Good luck with getting your data off of your sticky hard drive. There are many ways to skin a computer cat.

Tom King © 2018





Monday, May 07, 2018

Managing Energetic Kids - The Fox & the Hounds Game



Age and Intelligence beats youth and energy, but only if you actually use your aged intelligence. Kids are notoriously energetic. It is the purpose of every teacher and youth leader to wear down kids so they will take a nap and give you a badly needed break.

The great traditional game for wearing out children is "Tag".  There's only a problem with Tag as played with today's precious snowflakes. The problem is that the person who is "It" is the center of attention. And today's children want to be the center of attention no matter what.

So when we played tag with our school kids and my children in residential treatment, we used to have a problem getting the "It" person to chase and tag anyone. They wanted to stay "It" so they only pretended to chase people. Other kids wanted to be "It" so they would run up to whoever was "It" and try to make him tag them. Everybody got bored and stopped playing.

The solution was to invert the game so you have to run in order to be the center of attention. So we came up with this game called "The Fox and the Hounds".  Here's how you play.


THE FOX AND THE HOUNDS


Materials:
  • Large playing field, or lightly wooded terrain.
  • Faux fur tail - basically a piece of fake fur or soft cloth about three feet long

Players:

There are no teams. There is one person who is the fox and everyone else is a hound.

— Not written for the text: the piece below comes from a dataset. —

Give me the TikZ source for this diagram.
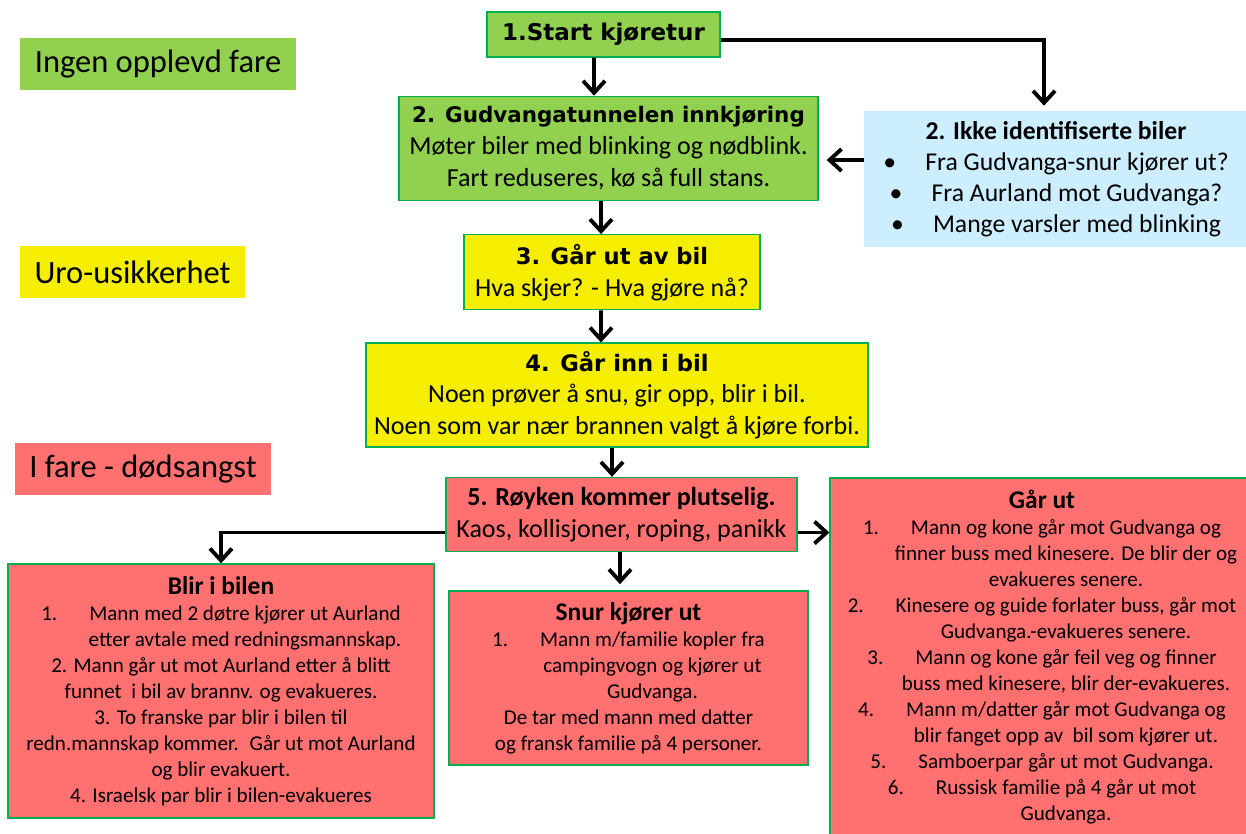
\documentclass[tikz,border=0pt]{standalone}
\usepackage{fontspec}
\setmainfont{Carlito}
\newfontfamily\comicfont{DejaVu Sans}
\usetikzlibrary{arrows.meta,positioning}

\definecolor{grn}{HTML}{92D050}
\definecolor{grnline}{HTML}{00B050}
\definecolor{ylw}{HTML}{F5EE00}
\definecolor{rd}{HTML}{FF7070}
\definecolor{lblue}{HTML}{CCEEFF}

\newcommand{\numit}[1]{\makebox[0.96cm][l]{#1}}
\newcommand{\hangin}{\hspace*{0.96cm}}
\newcommand{\bulit}{\makebox[0.84cm][l]{\textbullet}}
\newcommand{\ttl}[2][12.9]{{\comicfont\bfseries\fontsize{#1}{15}\selectfont #2}}

\begin{document}
\begin{tikzpicture}[
  x=0.02cm,y=-0.02cm,
  every node/.style={align=center,inner sep=0pt},
  box/.style={draw=grnline,line width=0.8pt},
  legend/.style={font=\fontsize{18.5}{21}\selectfont,minimum height=1.04cm},
  upper/.style={font=\fontsize{14.8}{18.2}\selectfont},
  lower/.style={font=\fontsize{12}{14.8}\selectfont},
  arr/.style={-{Straight Barb[length=2.4mm,width=4.4mm]},line width=2.2pt}
]
\useasboundingbox (0,0) rectangle (1246,833);

% ============================================================
% LEFT: legend
% ============================================================

\node[legend,fill=grn,minimum width=5.52cm] (L1) at (158,64) {Ingen opplevd fare};
\node[legend,fill=ylw,minimum width=4.5cm] (L2) at (132.5,272) {Uro-usikkerhet};
\node[legend,fill=rd,minimum width=5.12cm] (L3) at (143,469) {I fare - dødsangst};

% ============================================================
% MAIN COLUMN
% ============================================================

\node[box,fill=grn,minimum width=4.66cm,minimum height=0.9cm] (S1) at (603.5,34.5) {\ttl[13.1]{1.Start kjøretur}};
\node[box,fill=grn,upper,minimum width=8.38cm,minimum height=2.08cm,below=0.76cm of S1,xshift=0.1cm] (S2) {\ttl[12.2]{2. Gudvangatunnelen innkjøring}\\Møter biler med blinking og nødblink.\\Fart reduseres, kø så full stans.};
\node[box,fill=ylw,upper,minimum width=5.92cm,minimum height=1.5cm,below=0.66cm of S2,xshift=0.07cm] (S3) {\ttl{3. Går ut av bil}\\Hva skjer? - Hva gjøre nå?};
\node[box,fill=ylw,upper,minimum width=10.04cm,minimum height=2.08cm,below=0.64cm of S3,xshift=0.1cm] (S4) {\ttl{4. Går inn i bil}\\Noen prøver å snu, gir opp, blir i bil.\\Noen som var nær brannen valgt å kjøre forbi.};
\node[box,fill=rd,upper,minimum width=7.02cm,minimum height=1.48cm,below=0.58cm of S4,xshift=0.09cm] (S5) {{\bfseries 5. Røyken kommer plutselig.}\\Kaos, kollisjoner, roping, panikk};

% ============================================================
% RIGHT: unidentified cars
% ============================================================

\node[fill=lblue,font=\fontsize{14.6}{17.6}\selectfont,minimum width=7.68cm,minimum height=2.72cm] (BL) at (1056,179) {{\bfseries 2. Ikke identifiserte biler}\\\bulit Fra Gudvanga-snur kjører ut?\\\bulit Fra Aurland mot Gudvanga?\\\bulit Mange varsler med blinking};

% ============================================================
% BOTTOM ROW: outcomes
% ============================================================

\node[box,fill=rd,lower,minimum width=8.52cm,minimum height=5.08cm] (R1) at (221,691) {{\bfseries\fontsize{14.5}{15}\selectfont Blir i bilen}\\
\numit{1.}Mann med 2 døtre kjører ut Aurland\\
\hangin etter avtale med redningsmannskap.\\
2. Mann går ut mot Aurland etter å blitt\\
funnet~ i bil av brannv. og evakueres.\\
3. To franske par blir i bilen til\\
redn.mannskap kommer.~ Går ut mot Aurland\\
og blir evakuert.\\
4. Israelsk par blir i bilen-evakueres};

\node[box,fill=rd,lower,minimum width=7.18cm,minimum height=3.48cm,below=0.76cm of S5,xshift=0.14cm] (R2) {{\bfseries\fontsize{14.5}{15}\selectfont Snur kjører ut}\\
\numit{1.}Mann m/familie kopler fra\\
\hangin campingvogn og kjører ut\\
\hangin Gudvanga.\\
De tar med mann med datter\\
og fransk familie på 4 personer.};

\node[box,fill=rd,lower,minimum width=8.48cm,minimum height=7.16cm] (R3) at (1042,657) {{\bfseries\fontsize{14.5}{15}\selectfont Går ut}\\
\numit{1.}Mann og kone går mot Gudvanga og\\
\hangin finner buss med kinesere. De blir der og\\
\hangin evakueres senere.\\
\numit{2.}Kinesere og guide forlater buss, går mot\\
\hangin Gudvanga.-evakueres senere.\\
\numit{3.}Mann og kone går feil veg og finner\\
\hangin buss med kinesere, blir der-evakueres.\\
\numit{4.}Mann m/datter går mot Gudvanga og\\
\hangin blir fanget opp av~ bil som kjører ut.\\
\numit{5.}Samboerpar går ut mot Gudvanga.\\
\numit{6.}Russisk familie på 4 går ut mot\\
\hangin Gudvanga.};

% ============================================================
% ARROWS
% ============================================================

\coordinate (k1) at ([yshift=0.38cm]BL.west);
\coordinate (k5) at ([yshift=-0.36cm]S5.east);

\draw[arr] ([xshift=-0.19cm]S1.south) -- ([xshift=-0.29cm]S2.north);
\draw[arr] ([yshift=-0.11cm]S1.east) -| ([xshift=-0.24cm,yshift=0.1cm]BL.north);
\draw[arr] (k1) -- ([xshift=0.16cm]k1 -| S2.east);
\draw[arr] ([xshift=-0.15cm]S2.south) -- ([xshift=-0.22cm]S3.north);
\draw[arr] ([xshift=-0.22cm]S3.south) -- ([xshift=-0.32cm]S4.north);
\draw[arr] ([xshift=-0.1cm]S4.south) -- ([xshift=-0.19cm]S5.north);
\draw[arr] ([yshift=-0.36cm]S5.west) -| (R1.north);
\draw[arr] ([xshift=-0.03cm]S5.south) -- ([xshift=-0.17cm,yshift=0.12cm]R2.north);
\draw[arr] (k5) -- (k5 -| R3.west);

\end{tikzpicture}
\end{document}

Can be played by 3 or more people.  If you have 20 or so kids, you can have multiple foxes for completely chaotic (and wonderfully exhausting) play.

How to play:
  1. Select your first fox. Explain that he or she remains the fox until someone grabs their tail. The fur tale is inserted in the back of the child's belt or pants (not too far unless you want to lose your pants when someone pulls your tail out.
  2. Explain to the rest that they are hounds and their job is to chase the fox, while making barking or baying sounds just like hounds.
  3. Give the fox a 15 second head start and turn him loose. Signal the hounds to begin the chase and watch the fun.
  4. When the hounds run down the fox and someone grabs its tail, stop the game. 
  5. Set up the new hound with a tail and turn him loose again, wait the 15 seconds and then release the hounds!
  6. Everybody wants to be the fox so the chase gets pretty energetic. The game usually lasts about 20 or 30 minutes before everyone is exhausted. 
Strategy Tips:
  • The structure of the game is a great equalizer. If the fastest kid in the group becomes the fox, the "hounds" learn pretty quickly to do what a wolf pack does. They chain run the fox. A couple of kids chase him till they get tired, then another couple of kids chase him and so forth until he gets exhausted and slows down to the point where someone can catch him. The chase patterns get so mixed up that even the slowest kids may snag the tail as the fox runs past.
  • At any rate the game is fast-paced, exhausting and guaranteed to wear out the little darlings using their own desire to be the center of attention against them. The Fox has everyone chasing him so he's the center of attention so he runs very fast to retain the attention of the group. The hounds want to BE the center of attention so they run very fast to catch him. This adds up to one exhausting session.

This one works great if you'd like the kids to go home worn out and sleep soundly. You have to learn to judge how tired they are or they nod off in their mashed potatoes at supper.